PROSPECT HEIGHTS – The Brooklyn Museum unveiled a vast collection of Pierre Cardin’s “futuristic designs” on Saturday—the 50th anniversary of the first moon landing.
“During the 1960s, Cardin, a true trailblazer, took inspiration from social discourse, scientific discovery, and space exploration, which is timely since this exhibition opens this weekend on July 20th, the 50th anniversary of the Apollo moon landing,” Brooklyn Museum’s Senior Curator of Fashion and Material Culture, Matthew Yokobosky, said at a preview of the show last week.
Pierre Cardin: Future Fashion features more than 170 pieces dating from the 1950s to today—including haute couture, ready-to-wear, accessories, furniture, and more—showcasing the legendary French designer’s diverse innovative work and illustrating how his “bold, futuristic aesthetic” has influenced design over the years.
“The Brooklyn Museum has a history of sharing stories of trailblazing artists and individuals and this is the perfect place to shed light on a man who was such a disruptor in his field and made so many democratizing advances in fashion,” said Yokobosky. “The exhibition…traces seven decades of Pierre Cardin’s career and celebrates Cardin’s vision for the future,” he added. Culled primarily from the designer’s own archive, many of the looks on display “have never been seen outside of France.”
Though he dressed many celebrities including Brigitte Bardot, Truman Capote, Mia Farrow, Jacqueline Kennedy, Jeanne Moreau, and Raquel Welch, with the introduction of his ready-to-wear collection, Cardin brought “high design to a broader public, democratizing fashion,” Yokobosky noted.
Best known for his mod Space Age designs featuring geometric shapes and silhouettes, high hemlines, oversized accessories, and unorthodox materials including vinyl, plastic, plexiglass, LED lights, and his very own “Cardine” synthetic fabric, Cardin’s work highlighted his “fascination with new technologies and the international fervor of the 1960s Space Race…which subsequently became emblematic of the era,” according to the exhibit’s press release.
Along with his playful clothing—women’s, men’s, children’s, and gender-neutral collections—the prolific Cardin also designed furniture, lighting, housewares, and even car interiors. The Renaissance man is even a restauranteur, having purchased the iconic Maxim’s de Paris in 1981. In conjunction with the Future of Fashion exhibition, The Norm, Brooklyn Museum’s full-service restaurant, has been transformed into the Art Nouveau Parisian eatery offering a special menu that pays homage to Maxim’s cuisine.

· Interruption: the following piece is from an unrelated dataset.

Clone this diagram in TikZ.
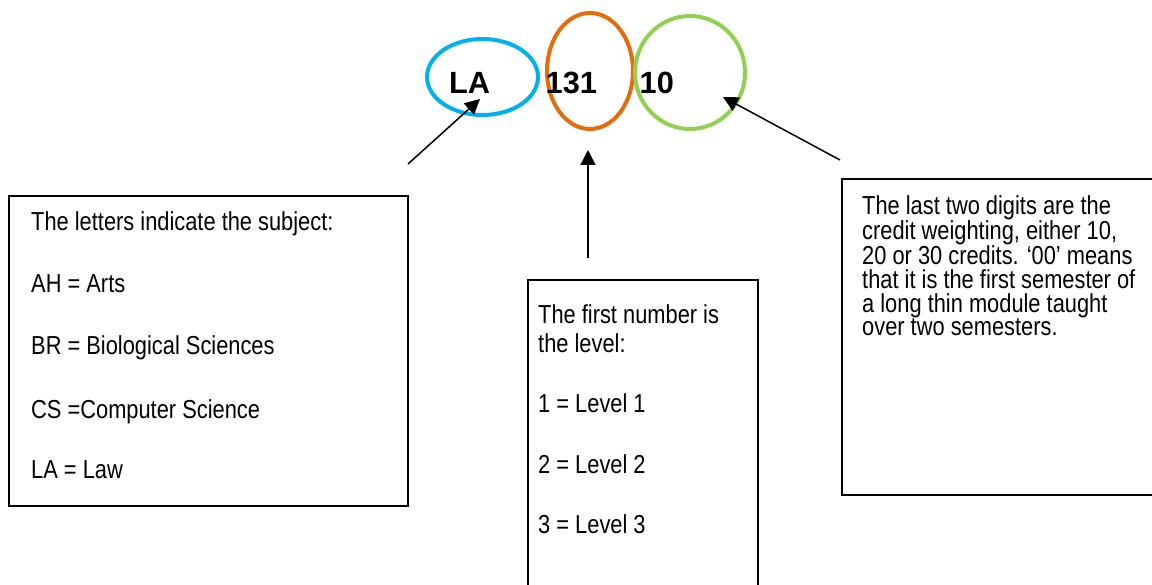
\documentclass[tikz,border=0pt]{standalone}
\usepackage{fontspec}
\setmainfont{Liberation Sans}
\newfontfamily\narrowfont[FakeStretch=0.84]{Liberation Sans}
\usetikzlibrary{arrows.meta, positioning, shapes.geometric}

\definecolor{codeblue}{HTML}{00B0F0}
\definecolor{codeorange}{HTML}{E46C0A}
\definecolor{codegreen}{HTML}{92D050}

\begin{document}
\begin{tikzpicture}[x=1pt, y=-1pt,
  ring/.style={draw, ellipse, line width=4pt, inner sep=0pt},
  code/.style={anchor=base west, inner sep=0pt, font=\fontsize{30.7}{36}\selectfont\bfseries},
  box/.style={draw, rectangle, line width=1.6pt, anchor=north west, inner sep=0pt},
  note/.style={anchor=north west, inner sep=0pt, align=left, font=\narrowfont\fontsize{26}{23.6}\selectfont},
  arr/.style={-{Triangle[length=15pt, width=15pt]}, line width=1.5pt}
]
\useasboundingbox (0,0) rectangle (1152,585);

% the module code and its three parts
\node[ring, draw=codeblue, minimum width=111pt, minimum height=76pt] (ringLA) at (482.5,77) {};
\node[ring, draw=codeorange, minimum width=86pt, minimum height=116pt] (ringLevel) at (590,71) {};
\node[ring, draw=codegreen, minimum width=110pt, minimum height=113pt] (ringCredit) at (690,72.5) {};
\node[code] (codeLA) at (449,94) {LA};
\node[code] (codeLevel) at (545.5,94) {131};
\node[code] (codeCredit) at (639.5,94) {10};

% explanation boxes
\node[box, minimum width=399pt, minimum height=310pt] (subjbox) at (8,195) {};
\node[box, minimum width=230pt, minimum height=330pt] (levelbox) at (527,279) {};
\node[box, minimum width=330pt, minimum height=316pt] (creditbox) at (841,178) {};

\node[note] (subjtext) at (31,211.4) {The letters indicate the subject:\\[38.4pt]
  AH = Arts\\[38.4pt]
  BR = Biological Sciences\\[38.4pt]
  CS =Computer Science\\[37pt]
  LA = Law};
\node[note] (leveltext) at (538,304.4) {The first number is\\[5.4pt]
  the level:\\[36.4pt]
  1 = Level 1\\[37.4pt]
  2 = Level 2\\[36.4pt]
  3 = Level 3};
\node[note] (credittext) at (862,195.4) {The last two digits are the\\
  credit weighting, either 10,\\
  20 or 30 credits. ‘00’ means\\
  that it is the first semester of\\
  a long thin module taught\\
  over two semesters.};

% pointers from the boxes up to the code
\coordinate (subjtail) at (408,164);
\coordinate (subjtip) at (480,99);
\coordinate (leveltail) at (588,258);
\coordinate (leveltip) at (588,150);
\coordinate (credittail) at (840,160);
\coordinate (credittip) at (723,97);
\draw[arr] (subjtail) -- (subjtip);
\draw[arr] (leveltail) -- (leveltip);
\draw[arr] (credittail) -- (credittip);
\end{tikzpicture}
\end{document}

Born in San Biagio di Callalta, Italy in 1922, Cardin’s family moved to France in 1924. He trained to be a tailor in his teens and worked for Elsa Schiaparelli, and Christian Dior before launching his own fashion house in 1950. He began working in costume design before transitioning into haute couture. Consistently finding inspiration in “futurism,” technology, and architecture, Cardin introduced his groundbreaking “Cosmocorps” collection in 1964, which featured unisex “futuristic looks” and “hats that resemble astronauts’ helmets.”
The pioneering designer was the first couturier to launch a ready-to-wear (prêt-à-porter) line in 1958, and was one of the first European designers to license his name in the late 1960s, making Pierre Cardin one of the most recognized brands with more than 850 licensed products bearing the name, according to the press release.
Cardin, who celebrated his 97th birthday on July 2, continues to work, walking to his studio every morning. Pierre Cardin: Future Fashion is the first NYC retrospective in 40 years to celebrate the design icon’s seven-decade career.